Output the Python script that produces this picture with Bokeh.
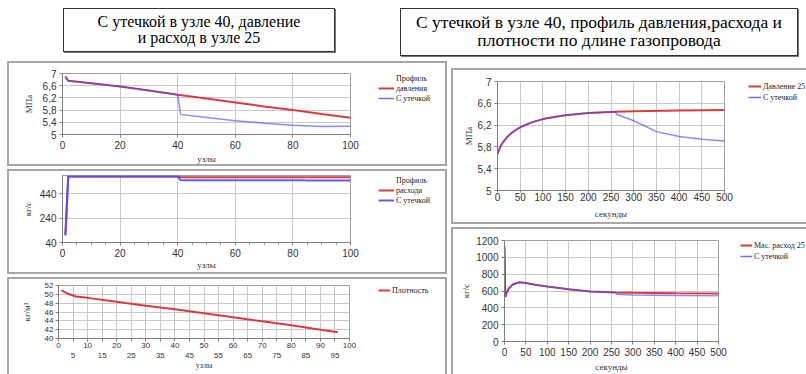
· · ·
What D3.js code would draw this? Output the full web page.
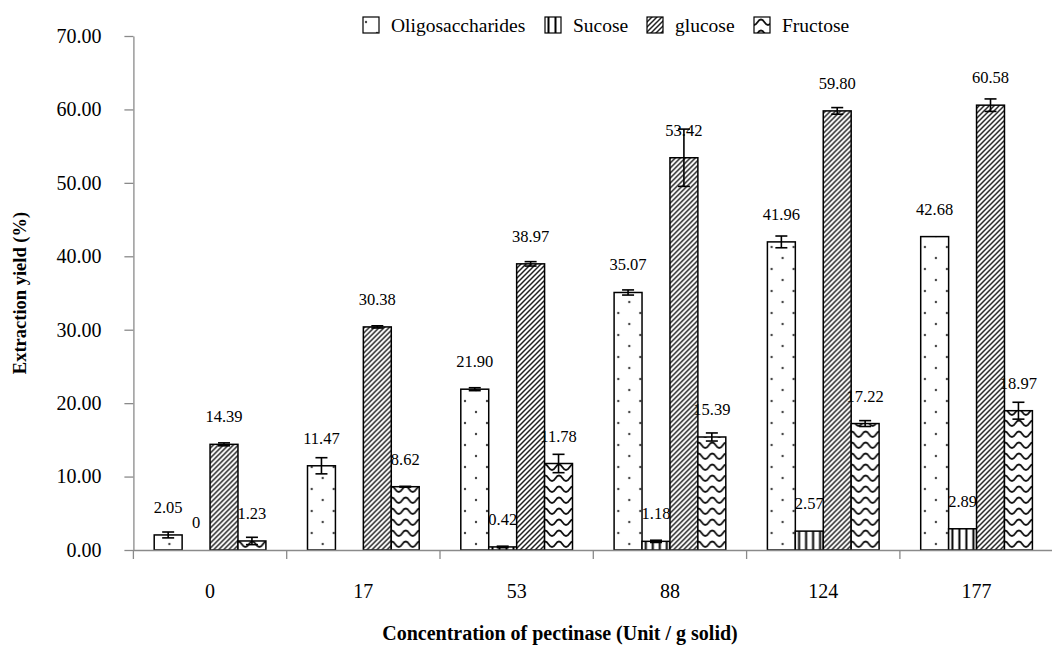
· · ·
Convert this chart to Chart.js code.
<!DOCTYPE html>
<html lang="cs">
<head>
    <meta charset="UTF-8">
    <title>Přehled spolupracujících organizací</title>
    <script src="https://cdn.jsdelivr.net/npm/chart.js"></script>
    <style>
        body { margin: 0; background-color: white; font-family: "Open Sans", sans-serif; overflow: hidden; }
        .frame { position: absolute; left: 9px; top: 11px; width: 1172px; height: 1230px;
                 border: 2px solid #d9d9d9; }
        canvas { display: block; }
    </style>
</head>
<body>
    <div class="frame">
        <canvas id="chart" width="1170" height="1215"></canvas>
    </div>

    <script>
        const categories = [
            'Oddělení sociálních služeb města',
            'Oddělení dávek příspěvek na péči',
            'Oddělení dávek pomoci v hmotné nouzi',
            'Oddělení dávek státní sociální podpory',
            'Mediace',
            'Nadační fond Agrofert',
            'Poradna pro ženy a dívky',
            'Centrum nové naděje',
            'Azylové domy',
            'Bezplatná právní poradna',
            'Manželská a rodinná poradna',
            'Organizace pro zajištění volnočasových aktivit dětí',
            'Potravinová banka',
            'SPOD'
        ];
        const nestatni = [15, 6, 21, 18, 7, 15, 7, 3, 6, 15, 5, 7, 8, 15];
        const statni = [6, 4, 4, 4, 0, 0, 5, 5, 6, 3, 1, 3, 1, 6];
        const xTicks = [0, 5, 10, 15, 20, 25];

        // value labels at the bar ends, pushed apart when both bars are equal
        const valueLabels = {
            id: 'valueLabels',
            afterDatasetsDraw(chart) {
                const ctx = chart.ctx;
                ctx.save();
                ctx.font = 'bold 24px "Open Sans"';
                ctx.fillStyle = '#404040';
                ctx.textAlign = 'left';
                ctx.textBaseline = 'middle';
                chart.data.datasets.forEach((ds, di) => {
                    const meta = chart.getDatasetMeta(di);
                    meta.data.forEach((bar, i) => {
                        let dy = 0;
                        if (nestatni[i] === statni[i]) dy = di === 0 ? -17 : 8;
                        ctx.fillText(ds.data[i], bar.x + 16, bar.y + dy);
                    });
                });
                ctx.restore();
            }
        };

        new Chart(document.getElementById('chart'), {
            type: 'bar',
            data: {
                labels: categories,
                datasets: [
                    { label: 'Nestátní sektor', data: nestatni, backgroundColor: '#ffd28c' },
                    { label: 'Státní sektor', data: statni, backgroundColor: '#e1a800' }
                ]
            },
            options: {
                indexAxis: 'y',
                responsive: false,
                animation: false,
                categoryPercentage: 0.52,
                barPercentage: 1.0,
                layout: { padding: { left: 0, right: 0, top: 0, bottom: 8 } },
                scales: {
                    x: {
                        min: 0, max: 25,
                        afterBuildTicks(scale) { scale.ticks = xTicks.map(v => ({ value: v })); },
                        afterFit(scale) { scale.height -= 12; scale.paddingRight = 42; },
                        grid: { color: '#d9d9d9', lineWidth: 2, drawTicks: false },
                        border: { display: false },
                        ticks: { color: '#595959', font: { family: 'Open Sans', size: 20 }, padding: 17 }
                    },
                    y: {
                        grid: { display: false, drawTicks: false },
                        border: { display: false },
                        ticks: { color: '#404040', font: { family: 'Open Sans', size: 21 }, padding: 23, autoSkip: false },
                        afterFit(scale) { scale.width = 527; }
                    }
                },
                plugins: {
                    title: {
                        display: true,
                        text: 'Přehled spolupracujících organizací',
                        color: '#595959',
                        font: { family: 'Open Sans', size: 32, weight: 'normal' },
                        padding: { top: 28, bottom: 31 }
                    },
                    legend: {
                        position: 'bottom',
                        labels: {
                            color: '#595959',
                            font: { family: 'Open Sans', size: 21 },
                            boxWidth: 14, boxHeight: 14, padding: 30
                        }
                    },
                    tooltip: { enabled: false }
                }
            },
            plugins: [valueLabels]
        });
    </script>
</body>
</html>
· · ·
== Set exercise ==
From the data above, copy each line where the string "chart" appears.

== Task output ==
Convert this chart to Chart.js code.
    <script src="https://cdn.jsdelivr.net/npm/chart.js"></script>
        <canvas id="chart" width="1170" height="1215"></canvas>
            afterDatasetsDraw(chart) {
                const ctx = chart.ctx;
                chart.data.datasets.forEach((ds, di) => {
                    const meta = chart.getDatasetMeta(di);
        new Chart(document.getElementById('chart'), {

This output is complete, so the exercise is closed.